DATA FOR THE TASK:
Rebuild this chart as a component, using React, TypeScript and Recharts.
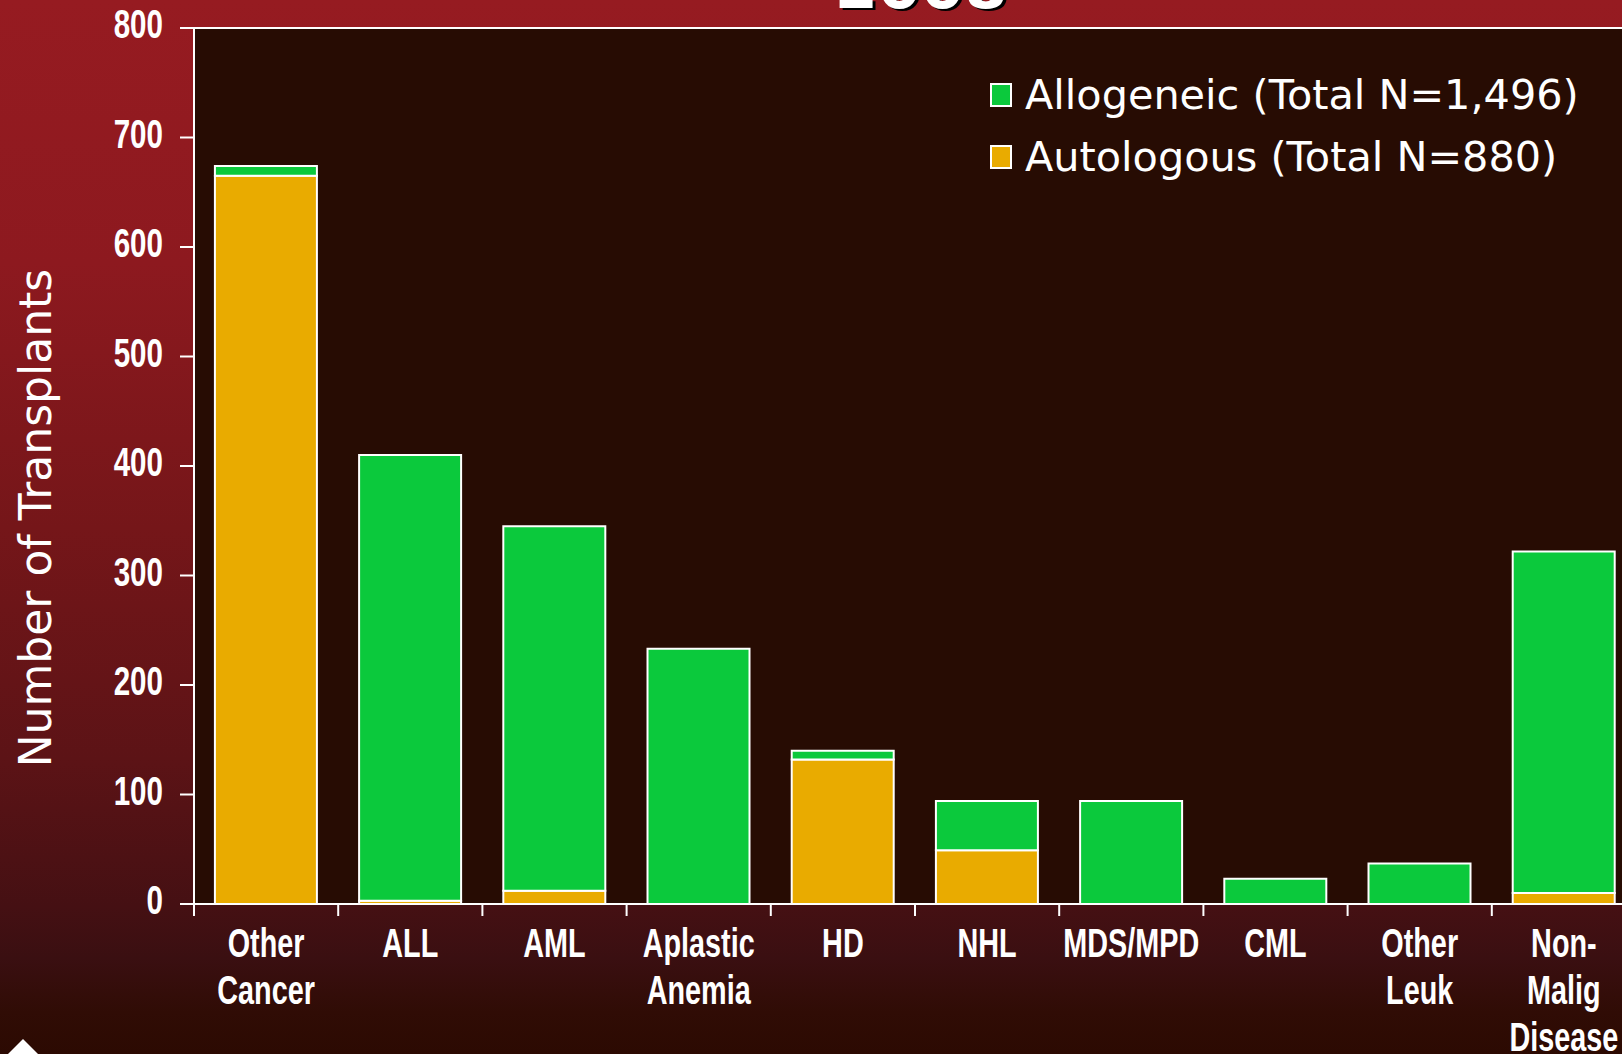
import React from "react";
import {
  BarChart,
  Bar,
  XAxis,
  YAxis,
  CartesianGrid,
  ReferenceLine,
  Legend,
} from "recharts";

// categories (line breaks as on the slide)
const categories = [
  "Other\nCancer",
  "ALL",
  "AML",
  "Aplastic\nAnemia",
  "HD",
  "NHL",
  "MDS/MPD",
  "CML",
  "Other\nLeuk",
  "Non-\nMalig\nDisease",
];
const allogeneic = [9, 407, 333, 233, 8, 45, 94, 23, 37, 312];
const autologous = [665, 3, 12, 0, 132, 49, 0, 0, 0, 10];
const yTicks = [0, 100, 200, 300, 400, 500, 600, 700, 800];
const legendLabels = ["Allogeneic (Total N=1,496)", "Autologous (Total N=880)"];
const title = "2008";

const data = categories.map((name, i) => ({
  name,
  allo: allogeneic[i],
  auto: autologous[i],
}));

const GREEN = "#0bc93c";
const ORANGE = "#e9ab00";
const PLOT_BG = "#270c03";
const NARROW = "'Liberation Sans Narrow', 'Arial Narrow', 'Liberation Sans', sans-serif";
const VERDANA = "'DejaVu Sans', Verdana, sans-serif";

const BAND = 144.2;
const AXIS_Y = 904;

function XTick(props: any) {
  const { x, payload, index } = props;
  const lines = String(payload.value).split("\n");
  return (
    <g>
      <line x1={x - BAND / 2} x2={x - BAND / 2} y1={AXIS_Y} y2={AXIS_Y + 12} stroke="#fff" strokeWidth={2} />
      {index === categories.length - 1 && (
        <line x1={x + BAND / 2} x2={x + BAND / 2} y1={AXIS_Y} y2={AXIS_Y + 12} stroke="#fff" strokeWidth={2} />
      )}
      <g transform={`translate(${x},0) scale(0.72,1)`}>
        {lines.map((l, i) => (
          <text
            key={i}
            x={0}
            y={957 + i * 47}
            textAnchor="middle"
            fill="#fff"
            fontFamily={NARROW}
            fontWeight="bold"
            fontSize={40}
          >
            {l}
          </text>
        ))}
      </g>
    </g>
  );
}

function YTick(props: any) {
  const { y, payload } = props;
  return (
    <g transform={`translate(163,${y + 10}) scale(0.74,1)`}>
      <text x={0} y={0} textAnchor="end" fill="#fff" fontFamily={NARROW} fontWeight="bold" fontSize={40}>
        {payload.value}
      </text>
    </g>
  );
}

function YLabel() {
  return (
    <text
      x={51}
      y={518}
      transform="rotate(-90, 51, 518)"
      textAnchor="middle"
      fill="#fff"
      fontFamily={VERDANA}
      fontSize={44}
    >
      Number of Transplants
    </text>
  );
}

function LegendBox() {
  const colors = [GREEN, ORANGE];
  return (
    <div>
      {legendLabels.map((t, i) => (
        <div key={t} style={{ display: "flex", alignItems: "center", height: 62 }}>
          <span
            style={{
              display: "inline-block",
              width: 18,
              height: 20,
              background: colors[i],
              border: "2px solid #fff",
              marginRight: 13,
            }}
          />
          <span style={{ color: "#fff", fontFamily: VERDANA, fontSize: 41.4, lineHeight: "62px", whiteSpace: "nowrap" }}>
            {t}
          </span>
        </div>
      ))}
    </div>
  );
}

export default function App() {
  return (
    <div
      style={{
        position: "fixed",
        left: 0,
        top: 0,
        width: 1622,
        height: 1054,
        overflow: "hidden",
        background:
          "linear-gradient(to bottom, #961b21 0%, #8d191f 25%, #751619 50%, #5c1316 72%, #451013 86%, #3a0f11 91%, #300c05 96%, #2c0a02 100%)",
      }}
    >
      <BarChart
        width={1660}
        height={1054}
        data={data}
        margin={{ top: 28, right: 24, bottom: 0, left: 0 }}
        barCategoryGap="14.5%"
      >
        <CartesianGrid horizontal={false} vertical={false} fill={PLOT_BG} />
        <XAxis
          dataKey="name"
          height={150}
          interval={0}
          tickLine={false}
          axisLine={{ stroke: "#fff", strokeWidth: 2 }}
          tick={<XTick />}
        />
        <YAxis
          width={194}
          domain={[0, 800]}
          ticks={yTicks}
          interval={0}
          tickSize={14}
          tickLine={{ stroke: "#fff", strokeWidth: 2 }}
          axisLine={{ stroke: "#fff", strokeWidth: 2 }}
          tick={<YTick />}
          label={<YLabel />}
        />
        <ReferenceLine y={800} stroke="#fff" strokeWidth={2} />
        <Legend
          layout="horizontal"
          verticalAlign="middle"
          align="center"
          content={<LegendBox />}
          wrapperStyle={{ position: "absolute", top: 64, left: 990, width: 630, height: 124 }}
        />
        <Bar dataKey="auto" stackId="a" fill={ORANGE} stroke="#fff" strokeWidth={2} isAnimationActive={false} />
        <Bar dataKey="allo" stackId="a" fill={GREEN} stroke="#fff" strokeWidth={2} isAnimationActive={false} />
      </BarChart>
      <svg
        width={1622}
        height={1054}
        style={{ position: "absolute", left: 0, top: 0, pointerEvents: "none" }}
      >
        <text x={924} y={10} textAnchor="middle" fill="#000" fontFamily={VERDANA} fontWeight="bold" fontSize={62}>
          {title}
        </text>
        <text x={921} y={8} textAnchor="middle" fill="#fff" fontFamily={VERDANA} fontWeight="bold" fontSize={62}>
          {title}
        </text>
        <polygon points="8,1054 23,1039 38,1054" fill="#fff" />
      </svg>
    </div>
  );
}
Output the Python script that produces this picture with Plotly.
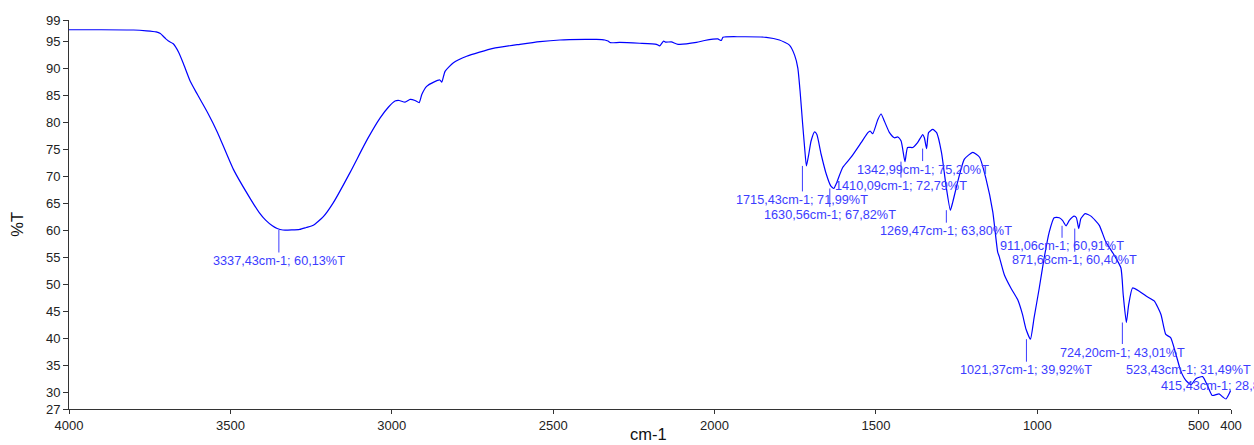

EXERCISE INSTRUCTIONS: Reproduce the material above in full and without alteration, but skip all pictures.

SOLVED PROBLEM:
Rebuild this chart as a component, using React, TypeScript and Recharts.
import React from "react";
import {
  BarChart,
  Bar,
  XAxis,
  YAxis,
  CartesianGrid,
  ReferenceLine,
  Legend,
} from "recharts";

// categories (line breaks as on the slide)
const categories = [
  "Other\nCancer",
  "ALL",
  "AML",
  "Aplastic\nAnemia",
  "HD",
  "NHL",
  "MDS/MPD",
  "CML",
  "Other\nLeuk",
  "Non-\nMalig\nDisease",
];
const allogeneic = [9, 407, 333, 233, 8, 45, 94, 23, 37, 312];
const autologous = [665, 3, 12, 0, 132, 49, 0, 0, 0, 10];
const yTicks = [0, 100, 200, 300, 400, 500, 600, 700, 800];
const legendLabels = ["Allogeneic (Total N=1,496)", "Autologous (Total N=880)"];
const title = "2008";

const data = categories.map((name, i) => ({
  name,
  allo: allogeneic[i],
  auto: autologous[i],
}));

const GREEN = "#0bc93c";
const ORANGE = "#e9ab00";
const PLOT_BG = "#270c03";
const NARROW = "'Liberation Sans Narrow', 'Arial Narrow', 'Liberation Sans', sans-serif";
const VERDANA = "'DejaVu Sans', Verdana, sans-serif";

const BAND = 144.2;
const AXIS_Y = 904;

function XTick(props: any) {
  const { x, payload, index } = props;
  const lines = String(payload.value).split("\n");
  return (
    <g>
      <line x1={x - BAND / 2} x2={x - BAND / 2} y1={AXIS_Y} y2={AXIS_Y + 12} stroke="#fff" strokeWidth={2} />
      {index === categories.length - 1 && (
        <line x1={x + BAND / 2} x2={x + BAND / 2} y1={AXIS_Y} y2={AXIS_Y + 12} stroke="#fff" strokeWidth={2} />
      )}
      <g transform={`translate(${x},0) scale(0.72,1)`}>
        {lines.map((l, i) => (
          <text
            key={i}
            x={0}
            y={957 + i * 47}
            textAnchor="middle"
            fill="#fff"
            fontFamily={NARROW}
            fontWeight="bold"
            fontSize={40}
          >
            {l}
          </text>
        ))}
      </g>
    </g>
  );
}

function YTick(props: any) {
  const { y, payload } = props;
  return (
    <g transform={`translate(163,${y + 10}) scale(0.74,1)`}>
      <text x={0} y={0} textAnchor="end" fill="#fff" fontFamily={NARROW} fontWeight="bold" fontSize={40}>
        {payload.value}
      </text>
    </g>
  );
}

function YLabel() {
  return (
    <text
      x={51}
      y={518}
      transform="rotate(-90, 51, 518)"
      textAnchor="middle"
      fill="#fff"
      fontFamily={VERDANA}
      fontSize={44}
    >
      Number of Transplants
    </text>
  );
}

function LegendBox() {
  const colors = [GREEN, ORANGE];
  return (
    <div>
      {legendLabels.map((t, i) => (
        <div key={t} style={{ display: "flex", alignItems: "center", height: 62 }}>
          <span
            style={{
              display: "inline-block",
              width: 18,
              height: 20,
              background: colors[i],
              border: "2px solid #fff",
              marginRight: 13,
            }}
          />
          <span style={{ color: "#fff", fontFamily: VERDANA, fontSize: 41.4, lineHeight: "62px", whiteSpace: "nowrap" }}>
            {t}
          </span>
        </div>
      ))}
    </div>
  );
}

export default function App() {
  return (
    <div
      style={{
        position: "fixed",
        left: 0,
        top: 0,
        width: 1622,
        height: 1054,
        overflow: "hidden",
        background:
          "linear-gradient(to bottom, #961b21 0%, #8d191f 25%, #751619 50%, #5c1316 72%, #451013 86%, #3a0f11 91%, #300c05 96%, #2c0a02 100%)",
      }}
    >
      <BarChart
        width={1660}
        height={1054}
        data={data}
        margin={{ top: 28, right: 24, bottom: 0, left: 0 }}
        barCategoryGap="14.5%"
      >
        <CartesianGrid horizontal={false} vertical={false} fill={PLOT_BG} />
        <XAxis
          dataKey="name"
          height={150}
          interval={0}
          tickLine={false}
          axisLine={{ stroke: "#fff", strokeWidth: 2 }}
          tick={<XTick />}
        />
        <YAxis
          width={194}
          domain={[0, 800]}
          ticks={yTicks}
          interval={0}
          tickSize={14}
          tickLine={{ stroke: "#fff", strokeWidth: 2 }}
          axisLine={{ stroke: "#fff", strokeWidth: 2 }}
          tick={<YTick />}
          label={<YLabel />}
        />
        <ReferenceLine y={800} stroke="#fff" strokeWidth={2} />
        <Legend
          layout="horizontal"
          verticalAlign="middle"
          align="center"
          content={<LegendBox />}
          wrapperStyle={{ position: "absolute", top: 64, left: 990, width: 630, height: 124 }}
        />
        <Bar dataKey="auto" stackId="a" fill={ORANGE} stroke="#fff" strokeWidth={2} isAnimationActive={false} />
        <Bar dataKey="allo" stackId="a" fill={GREEN} stroke="#fff" strokeWidth={2} isAnimationActive={false} />
      </BarChart>
      <svg
        width={1622}
        height={1054}
        style={{ position: "absolute", left: 0, top: 0, pointerEvents: "none" }}
      >
        <text x={924} y={10} textAnchor="middle" fill="#000" fontFamily={VERDANA} fontWeight="bold" fontSize={62}>
          {title}
        </text>
        <text x={921} y={8} textAnchor="middle" fill="#fff" fontFamily={VERDANA} fontWeight="bold" fontSize={62}>
          {title}
        </text>
        <polygon points="8,1054 23,1039 38,1054" fill="#fff" />
      </svg>
    </div>
  );
}
Output the Python script that produces this picture with Plotly.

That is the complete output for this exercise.